[start Data section]

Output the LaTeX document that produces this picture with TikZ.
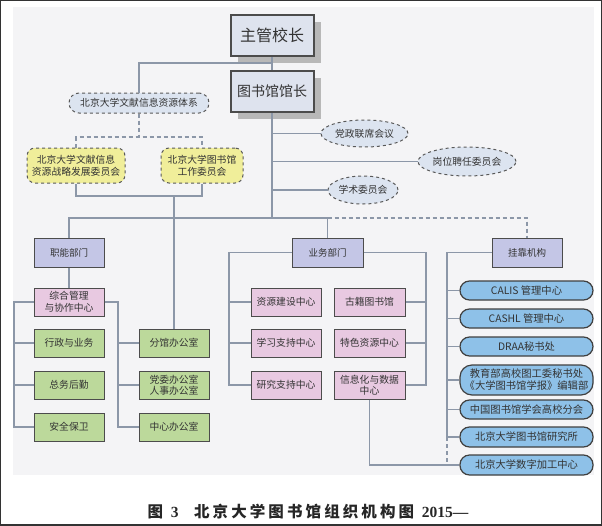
\documentclass[tikz,border=0pt]{standalone}
\usepackage{fontspec}
\setmainfont{Noto Sans CJK SC}
\newfontfamily\capnum{Liberation Serif}
\usetikzlibrary{shapes.geometric,shadows}
\definecolor{panelgray}{HTML}{F4F4F6}
\definecolor{linkgray}{HTML}{8C97A8}
\definecolor{headblue}{HTML}{DEE3EE}
\definecolor{paleblue}{HTML}{DCE4F0}
\definecolor{paleyellow}{HTML}{F0EE9A}
\definecolor{deptblue}{HTML}{C4C6E6}
\definecolor{deptpink}{HTML}{E8C9E1}
\definecolor{deptgreen}{HTML}{BCD99B}
\definecolor{pillblue}{HTML}{8EC1E8}
\definecolor{inkgray}{HTML}{333333}
\begin{document}
\begin{tikzpicture}[
        x=1pt, y=-1pt,
        font=\fontsize{9.8}{11.5}\selectfont, text=inkgray,
        link/.style={draw=linkgray, line width=1.1pt},
        dashlink/.style={link, dash pattern=on 4pt off 3pt},
        head/.style={rectangle, draw=black!70, line width=2pt, fill=headblue, minimum width=83pt, minimum height=41pt, drop shadow={shadow xshift=7pt, shadow yshift=-7pt, fill=black!28, opacity=1}},
        council/.style={ellipse, draw=black!65, dashed, line width=1pt, fill=paleblue, inner sep=0pt},
        committee/.style={rectangle, rounded corners=8pt, draw=black!65, dashed, line width=1pt, fill=paleyellow, align=center, minimum height=35pt},
        dept/.style={rectangle, draw=black!70, line width=1pt, fill=deptblue, minimum width=70pt, minimum height=29pt, font=\fontsize{9.5}{11}\selectfont},
        unit/.style={rectangle, draw=black!70, line width=1pt, minimum width=70pt, minimum height=28pt, align=center, inner sep=1pt},
        pinkunit/.style={unit, fill=deptpink},
        greenunit/.style={unit, fill=deptgreen},
        pill/.style={rectangle, rounded corners=9.5pt, draw=black!75, line width=1.2pt, fill=pillblue, minimum width=133pt, minimum height=19pt, align=center, inner sep=1pt, font=\fontsize{10.3}{12}\selectfont}
    ]
        \useasboundingbox (0,0) rectangle (602,525);
        \fill[panelgray] (13,7) rectangle (594,475);
        \draw[black!80, line width=2pt] (0,0) rectangle (602,525);

        % Leadership
        \node[head, font=\fontsize{16}{18}\selectfont] (chief) at (272,35.5) {主管校长};
        \node[head, font=\fontsize{14}{16}\selectfont] (director) at (272,91.5) {图书馆馆长};
        \node[council, minimum width=140pt, minimum height=20pt, rectangle, rounded corners=10pt] (system) at (139,103) {北京大学文献信息资源体系};
        \node[committee, minimum width=98pt] (strategy) at (76,165.5) {北京大学文献信息\\资源战略发展委员会};
        \node[committee, minimum width=82pt] (workcom) at (202,165.5) {北京大学图书馆\\工作委员会};

        % Councils beside the director
        \node[council, minimum width=87pt, minimum height=27pt] (partymeet) at (364.5,133.5) {党政联席会议};
        \node[council, minimum width=98pt, minimum height=29pt] (postcom) at (467,161.5) {岗位聘任委员会};
        \node[council, minimum width=70pt, minimum height=28pt] (acadcom) at (363,190) {学术委员会};

        % Departments
        \node[dept] (func) at (69,252.5) {职能部门};
        \node[dept, minimum width=71pt] (biz) at (327.5,252.5) {业务部门};
        \node[dept] (affil) at (527,252.5) {挂靠机构};

        % Functional units
        \node[pinkunit] (coord) at (69,302) {综合管理\\与协作中心};
        \node[greenunit] (admin) at (69,343) {行政与业务};
        \node[greenunit] (logistics) at (69,385) {总务后勤};
        \node[greenunit] (security) at (69,427) {安全保卫};
        \node[greenunit] (branch) at (174,343) {分馆办公室};
        \node[greenunit] (partyoffice) at (174,385) {党委办公室\\人事办公室};
        \node[greenunit] (centeroffice) at (174,427) {中心办公室};

        % Service units
        \node[pinkunit] (resource) at (286,302) {资源建设中心};
        \node[pinkunit] (study) at (286,343) {学习支持中心};
        \node[pinkunit] (research) at (286,385) {研究支持中心};
        \node[pinkunit, minimum width=71pt] (ancient) at (369.5,302) {古籍图书馆};
        \node[pinkunit, minimum width=71pt] (special) at (369.5,343) {特色资源中心};
        \node[pinkunit, minimum width=71pt] (infodata) at (369.5,385) {信息化与数据\\中心};

        % Affiliated bodies
        \node[pill] (calis) at (526.5,290.5) {CALIS 管理中心};
        \node[pill] (cashl) at (526.5,318.5) {CASHL 管理中心};
        \node[pill] (draa) at (526.5,346.5) {DRAA秘书处};
        \node[pill, minimum height=30pt, rounded corners=12pt] (moe) at (526.5,380) {教育部高校图工委秘书处\\《大学图书馆学报》编辑部};
        \node[pill] (csls) at (526.5,409.5) {中国图书馆学会高校分会};
        \node[pill, minimum height=20pt] (institute) at (526.5,437) {北京大学图书馆研究所};
        \node[pill, minimum height=20pt] (digital) at (526.5,465) {北京大学数字加工中心};

        % Junctions
        \coordinate (topjoin) at (272,63);
        \coordinate (sysjoin) at (139,137);
        \coordinate (comjoin) at (174,196);
        \coordinate (busmid) at (272,218);
        \coordinate (lrail) at (14,302);
        \coordinate (rrail) at (118,302);
        \coordinate (bleft) at (229,252.5);
        \coordinate (bright) at (426,252.5);
        \coordinate (arail) at (447,252.5);

        % Upper links
        \draw[link] (chief) -- (director);
        \draw[link] (topjoin) -| (system);
        \draw[dashlink] (system) -- (sysjoin);
        \draw[dashlink] (strategy.north) |- (sysjoin) -| (workcom.north);
        \draw[link] (strategy.south) |- (comjoin);
        \draw[link] (workcom.south) |- (comjoin);
        \draw[link] (comjoin) -- (branch);
        \draw[link] (director) -- (busmid);
        \draw[link] (director |- partymeet) -- (partymeet);
        \draw[link] (director |- postcom) -- (postcom);
        \draw[link] (director |- acadcom) -- (acadcom);
        \draw[link] (func.north) |- (busmid) -| (biz.north);
        \draw[dashlink] (biz.north |- busmid) -| (affil.north);

        % Functional links
        \draw[link] (func) -- (coord);
        \draw[link] (coord) -- (lrail) |- (security);
        \draw[link] (lrail |- admin) -- (admin);
        \draw[link] (lrail |- logistics) -- (logistics);
        \draw[link] (coord) -- (rrail) |- (centeroffice);
        \draw[link] (rrail |- branch) -- (branch);
        \draw[link] (rrail |- partyoffice) -- (partyoffice);

        % Service links
        \draw[link] (biz) -- (bleft) |- (research);
        \draw[link] (bleft |- resource) -- (resource);
        \draw[link] (bleft |- study) -- (study);
        \draw[link] (biz) -- (bright) |- (infodata);
        \draw[link] (bright |- ancient) -- (ancient);
        \draw[link] (bright |- special) -- (special);
        \draw[link] (infodata) |- (digital);

        % Affiliated links
        \draw[link] (affil) -- (arail) |- (institute);
        \draw[dashlink] (arail |- institute) -- (arail |- digital);
        \foreach \body in {calis,cashl,draa,moe,csls}
            \draw[link] (arail |- \body) -- (\body);

        % Caption
        \node[font=\fontsize{15.5}{17}\selectfont\bfseries, text=black!85] (caption) at (308,512)
            {\addfontfeatures{LetterSpace=20}图\enspace{\capnum 3}\quad 北京大学图书馆组织机构图\enspace{\capnum 2015—}};
\end{tikzpicture}
\end{document}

[end Data section]

Objective: Print each line of the material above exactly, with the pictures removed from your copy.

Solution to this exercise:
Output the LaTeX document that produces this picture with TikZ.
\documentclass[tikz,border=0pt]{standalone}
\usepackage{fontspec}
\setmainfont{Noto Sans CJK SC}
\newfontfamily\capnum{Liberation Serif}
\usetikzlibrary{shapes.geometric,shadows}
\definecolor{panelgray}{HTML}{F4F4F6}
\definecolor{linkgray}{HTML}{8C97A8}
\definecolor{headblue}{HTML}{DEE3EE}
\definecolor{paleblue}{HTML}{DCE4F0}
\definecolor{paleyellow}{HTML}{F0EE9A}
\definecolor{deptblue}{HTML}{C4C6E6}
\definecolor{deptpink}{HTML}{E8C9E1}
\definecolor{deptgreen}{HTML}{BCD99B}
\definecolor{pillblue}{HTML}{8EC1E8}
\definecolor{inkgray}{HTML}{333333}
\begin{document}
\begin{tikzpicture}[
        x=1pt, y=-1pt,
        font=\fontsize{9.8}{11.5}\selectfont, text=inkgray,
        link/.style={draw=linkgray, line width=1.1pt},
        dashlink/.style={link, dash pattern=on 4pt off 3pt},
        head/.style={rectangle, draw=black!70, line width=2pt, fill=headblue, minimum width=83pt, minimum height=41pt, drop shadow={shadow xshift=7pt, shadow yshift=-7pt, fill=black!28, opacity=1}},
        council/.style={ellipse, draw=black!65, dashed, line width=1pt, fill=paleblue, inner sep=0pt},
        committee/.style={rectangle, rounded corners=8pt, draw=black!65, dashed, line width=1pt, fill=paleyellow, align=center, minimum height=35pt},
        dept/.style={rectangle, draw=black!70, line width=1pt, fill=deptblue, minimum width=70pt, minimum height=29pt, font=\fontsize{9.5}{11}\selectfont},
        unit/.style={rectangle, draw=black!70, line width=1pt, minimum width=70pt, minimum height=28pt, align=center, inner sep=1pt},
        pinkunit/.style={unit, fill=deptpink},
        greenunit/.style={unit, fill=deptgreen},
        pill/.style={rectangle, rounded corners=9.5pt, draw=black!75, line width=1.2pt, fill=pillblue, minimum width=133pt, minimum height=19pt, align=center, inner sep=1pt, font=\fontsize{10.3}{12}\selectfont}
    ]
        \useasboundingbox (0,0) rectangle (602,525);
        \fill[panelgray] (13,7) rectangle (594,475);
        \draw[black!80, line width=2pt] (0,0) rectangle (602,525);

        % Leadership
        \node[head, font=\fontsize{16}{18}\selectfont] (chief) at (272,35.5) {主管校长};
        \node[head, font=\fontsize{14}{16}\selectfont] (director) at (272,91.5) {图书馆馆长};
        \node[council, minimum width=140pt, minimum height=20pt, rectangle, rounded corners=10pt] (system) at (139,103) {北京大学文献信息资源体系};
        \node[committee, minimum width=98pt] (strategy) at (76,165.5) {北京大学文献信息\\资源战略发展委员会};
        \node[committee, minimum width=82pt] (workcom) at (202,165.5) {北京大学图书馆\\工作委员会};

        % Councils beside the director
        \node[council, minimum width=87pt, minimum height=27pt] (partymeet) at (364.5,133.5) {党政联席会议};
        \node[council, minimum width=98pt, minimum height=29pt] (postcom) at (467,161.5) {岗位聘任委员会};
        \node[council, minimum width=70pt, minimum height=28pt] (acadcom) at (363,190) {学术委员会};

        % Departments
        \node[dept] (func) at (69,252.5) {职能部门};
        \node[dept, minimum width=71pt] (biz) at (327.5,252.5) {业务部门};
        \node[dept] (affil) at (527,252.5) {挂靠机构};

        % Functional units
        \node[pinkunit] (coord) at (69,302) {综合管理\\与协作中心};
        \node[greenunit] (admin) at (69,343) {行政与业务};
        \node[greenunit] (logistics) at (69,385) {总务后勤};
        \node[greenunit] (security) at (69,427) {安全保卫};
        \node[greenunit] (branch) at (174,343) {分馆办公室};
        \node[greenunit] (partyoffice) at (174,385) {党委办公室\\人事办公室};
        \node[greenunit] (centeroffice) at (174,427) {中心办公室};

        % Service units
        \node[pinkunit] (resource) at (286,302) {资源建设中心};
        \node[pinkunit] (study) at (286,343) {学习支持中心};
        \node[pinkunit] (research) at (286,385) {研究支持中心};
        \node[pinkunit, minimum width=71pt] (ancient) at (369.5,302) {古籍图书馆};
        \node[pinkunit, minimum width=71pt] (special) at (369.5,343) {特色资源中心};
        \node[pinkunit, minimum width=71pt] (infodata) at (369.5,385) {信息化与数据\\中心};

        % Affiliated bodies
        \node[pill] (calis) at (526.5,290.5) {CALIS 管理中心};
        \node[pill] (cashl) at (526.5,318.5) {CASHL 管理中心};
        \node[pill] (draa) at (526.5,346.5) {DRAA秘书处};
        \node[pill, minimum height=30pt, rounded corners=12pt] (moe) at (526.5,380) {教育部高校图工委秘书处\\《大学图书馆学报》编辑部};
        \node[pill] (csls) at (526.5,409.5) {中国图书馆学会高校分会};
        \node[pill, minimum height=20pt] (institute) at (526.5,437) {北京大学图书馆研究所};
        \node[pill, minimum height=20pt] (digital) at (526.5,465) {北京大学数字加工中心};

        % Junctions
        \coordinate (topjoin) at (272,63);
        \coordinate (sysjoin) at (139,137);
        \coordinate (comjoin) at (174,196);
        \coordinate (busmid) at (272,218);
        \coordinate (lrail) at (14,302);
        \coordinate (rrail) at (118,302);
        \coordinate (bleft) at (229,252.5);
        \coordinate (bright) at (426,252.5);
        \coordinate (arail) at (447,252.5);

        % Upper links
        \draw[link] (chief) -- (director);
        \draw[link] (topjoin) -| (system);
        \draw[dashlink] (system) -- (sysjoin);
        \draw[dashlink] (strategy.north) |- (sysjoin) -| (workcom.north);
        \draw[link] (strategy.south) |- (comjoin);
        \draw[link] (workcom.south) |- (comjoin);
        \draw[link] (comjoin) -- (branch);
        \draw[link] (director) -- (busmid);
        \draw[link] (director |- partymeet) -- (partymeet);
        \draw[link] (director |- postcom) -- (postcom);
        \draw[link] (director |- acadcom) -- (acadcom);
        \draw[link] (func.north) |- (busmid) -| (biz.north);
        \draw[dashlink] (biz.north |- busmid) -| (affil.north);

        % Functional links
        \draw[link] (func) -- (coord);
        \draw[link] (coord) -- (lrail) |- (security);
        \draw[link] (lrail |- admin) -- (admin);
        \draw[link] (lrail |- logistics) -- (logistics);
        \draw[link] (coord) -- (rrail) |- (centeroffice);
        \draw[link] (rrail |- branch) -- (branch);
        \draw[link] (rrail |- partyoffice) -- (partyoffice);

        % Service links
        \draw[link] (biz) -- (bleft) |- (research);
        \draw[link] (bleft |- resource) -- (resource);
        \draw[link] (bleft |- study) -- (study);
        \draw[link] (biz) -- (bright) |- (infodata);
        \draw[link] (bright |- ancient) -- (ancient);
        \draw[link] (bright |- special) -- (special);
        \draw[link] (infodata) |- (digital);

        % Affiliated links
        \draw[link] (affil) -- (arail) |- (institute);
        \draw[dashlink] (arail |- institute) -- (arail |- digital);
        \foreach \body in {calis,cashl,draa,moe,csls}
            \draw[link] (arail |- \body) -- (\body);

        % Caption
        \node[font=\fontsize{15.5}{17}\selectfont\bfseries, text=black!85] (caption) at (308,512)
            {\addfontfeatures{LetterSpace=20}图\enspace{\capnum 3}\quad 北京大学图书馆组织机构图\enspace{\capnum 2015—}};
\end{tikzpicture}
\end{document}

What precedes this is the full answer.